Abdi, the key ring leader behind youth recruitment and mobilization into the clan militia outfit regrets having brought on board 3,000 youth from his clan. They received modern armed training from their clansmen who had retired from Kenyan security services and taking the rival head on.

“I regret mobilising 3,000 youth and motivating them to take armed training and doing bad things to our clan rivals in various villages,” says Abdi.

“I don’t want to remember what I did with within the militia groups as we were young and brainwashed to join such bad outfits by communal pressure and women singing war songs,’’  says Abdi regrettably during the interview.

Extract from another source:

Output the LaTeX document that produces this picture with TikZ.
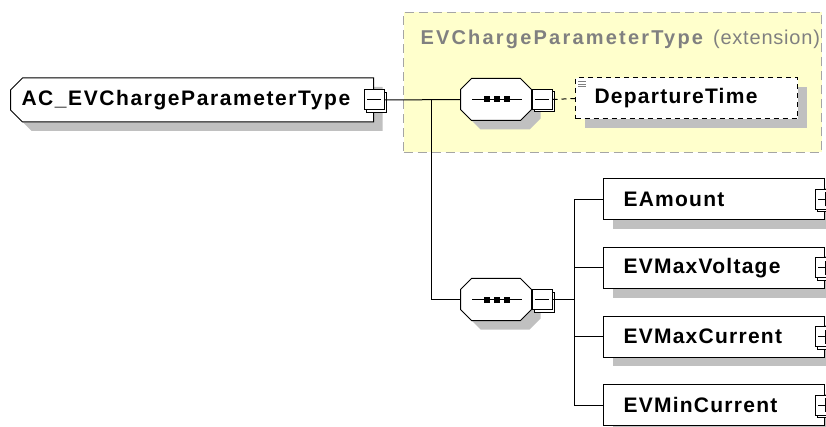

However Abdi has taken upon himself and his militia group to address their past heinous acts by reaching to various households of their clan rival and asking for forgiveness. They are now mobilising themselves into participating in local communal work like cleaning water pans and watering points for livestock from all clans. They are also engaged in income generating activities with his former clan rivals as way of cementing a relationship of mutual trust.

Recently, the former militia members led by Abdi received a business entrepreneurship training from Business Development Skills Training offered by a United States based Global Philanthropy Alliance. The organisation offered the youth group various tailored training on conflict resolution and community integration as well as bonding and entrepreneurship skills which they used to start a farming project along Tana River area.

Abdi explains: “My current group is called Wathajir, a Somali term meaning togetherness and we sell produce like banana, onions, tomatoes, water melons and pawpaw to local markets in northern Kenya.”

“We earn good money unlike when I was young killing people and causing untold suffering. I wish I received such training and skills before joining clan child soldier,” says Abdi. He notes: “I do not regret what I am doing now because my group lives harmoniously and in the spirit of togetherness’ with everybody including our former victims and their clan.”